I’m confident in three more moths I’m going to gain a full time independent showering, bathing blondie, and lose a tiny piece of her childhood where she depended on us completely. That’s okay. I cherish her request for burrito wraps now, when before I was indifferent.
The bigger picture here is knowing when you can just trust them enough to be safe and use the time well, and that they have found their own confidence to manage the situation. The answer is found in incrementalism.
First and always from the time she could comprehend, it was bath safety. Sitting up alone, which knob is hot, no jumping in the tub. She’d memorized the ideal positions of the water valves. Water heigh is always so important. As a baby, it was about 2 inches. Now it’s enough to cover oneself for comfort. Then we started to leave her alone for 30 seconds. Then a minute. The after a while, two and three and five minutes. Then letting the water out.

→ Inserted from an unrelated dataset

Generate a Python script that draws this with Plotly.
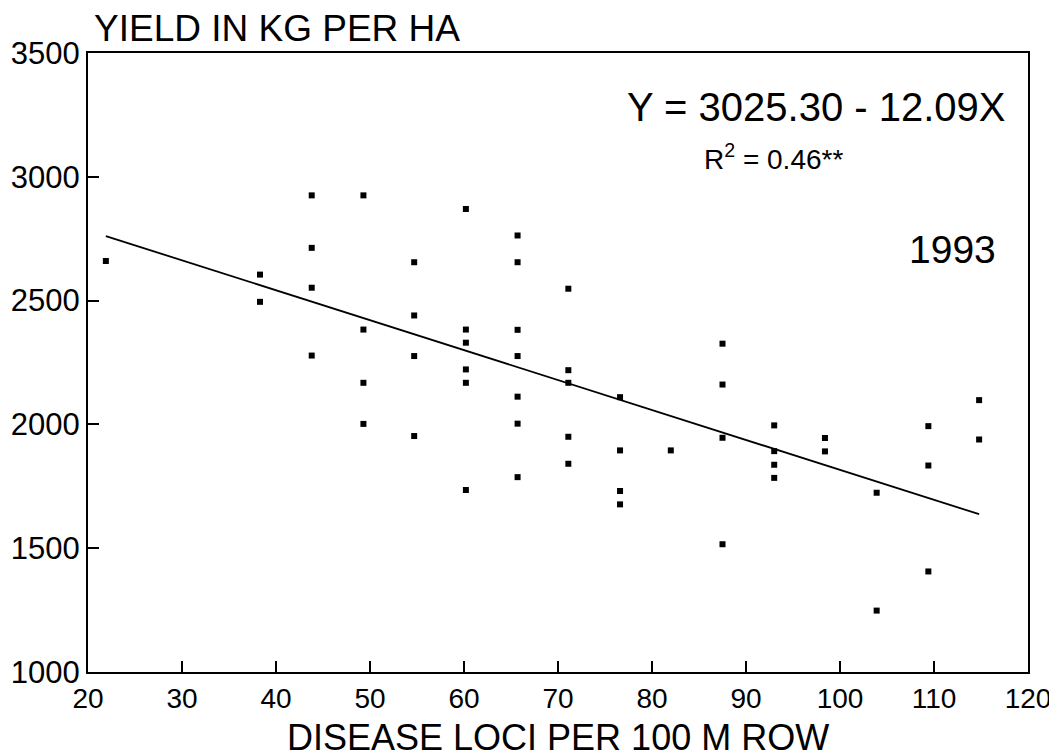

The harder part for us was not the bath safety, but actually getting her to wash with soap and condition her hair. That took about six months. I was getting frustrated. It worked when we were there like helicopters. She just was having too much fun, and I realized finally what was happening when we were gone. Toys. So out went the distractions like bubbles and mermaids for a short while, and the progress happened quickly.
Rinsing came next. Shampoo in the eye took a few tries and a simple game of “guess what’s in the sky” sorted it out. We’d pick an imaginary silly object that was flying on the ceiling and give simple clues unless she figured it out, while rinsing her hair. They she rinsed her own hair while we guessed what she was thinking of, and finally, on her own there too. The last part was getting her to hang the towel back on the hook to dry. That one was a struggle.
Bath time can be exhausting for a parent. Even two parents. But now every few times she’s not using the shower, my partner and I can have a nearby conversation alone, catching up. Safety, drowning of course, is always the number one fear. But so is slip and fall. We have to assemble our children’s minds for independent success in a way we see fit, usually education and career, but also self-care. And when you do, it feels great.
I’ll always walk over when she calls me to wrap her in our giant towels to be turned into a burrito because as much as I want her to be fully independent, giggles and laughter are a greater treasure.